Sharon Gregson, the provincial spokesperson for the successful $10-a-day child care campaign working with the Coalition of Child Care Advocates of B.C., told Global News said this situation is not good for anyone involved.
She said this increase in cost to find other child care options illustrates just how important the $10-a-day program is.
“It confirms what we’ve been hearing since 2018 when $10-a-day child care sites were first launched. That it is life-changing for families,” she said.
“It is something that is now the standard that everybody who’s got young children wants and needs to be able to access. It is fundamental to families, being able to participate in studies or in the workforce. It is now the standard for child care affordability.”

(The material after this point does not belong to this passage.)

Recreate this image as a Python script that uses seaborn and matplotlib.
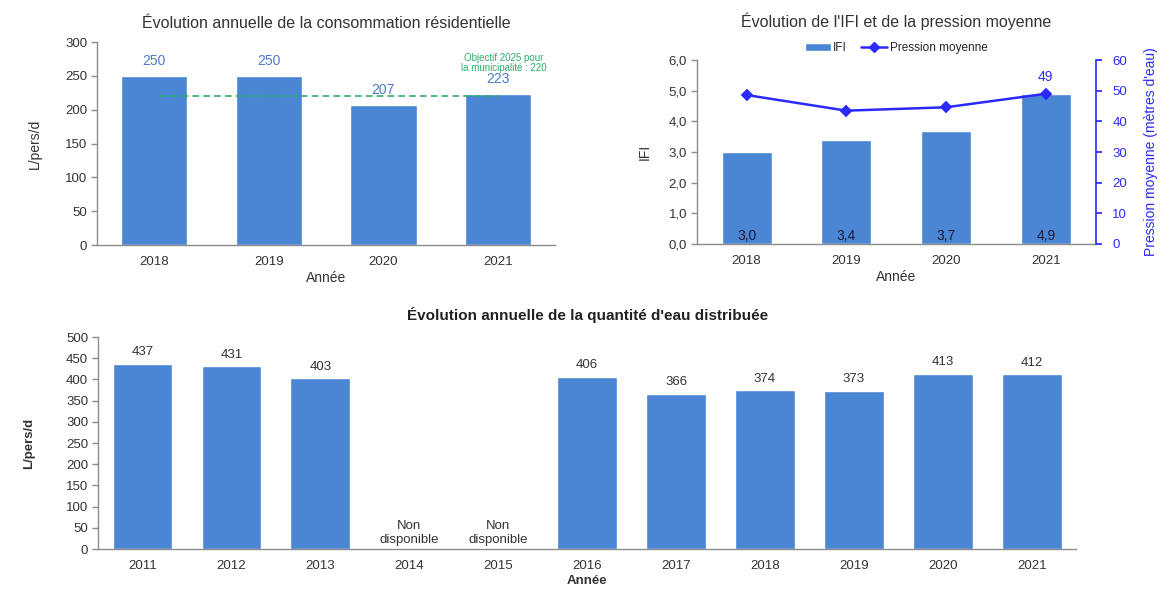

In a statement, Christy Slusarenko, MoveUP6’s vice-president of combined units said the university administration refused their offer for binding mediation, which would have ended the strike quickly.
“Our members want to be back at work providing service for the campus community, including vital childcare services, but we need a fair deal that respects our members and the work they do,” she said.
“The university administration needs to come back to the bargaining table and get a deal done instead of trying to attack workers who are standing up for their rights.”
In a statement to Global News, Capilano University said it is working to resolve the strike and get employees back to work.
“CapU sympathizes with the hardships faced by parents of the Children’s Centre as a result of the strike,” the statement read.
“The University is using every available labour relations tool to try and resolve this dispute so that employees come back to work and services people depend on like child care, can resume.”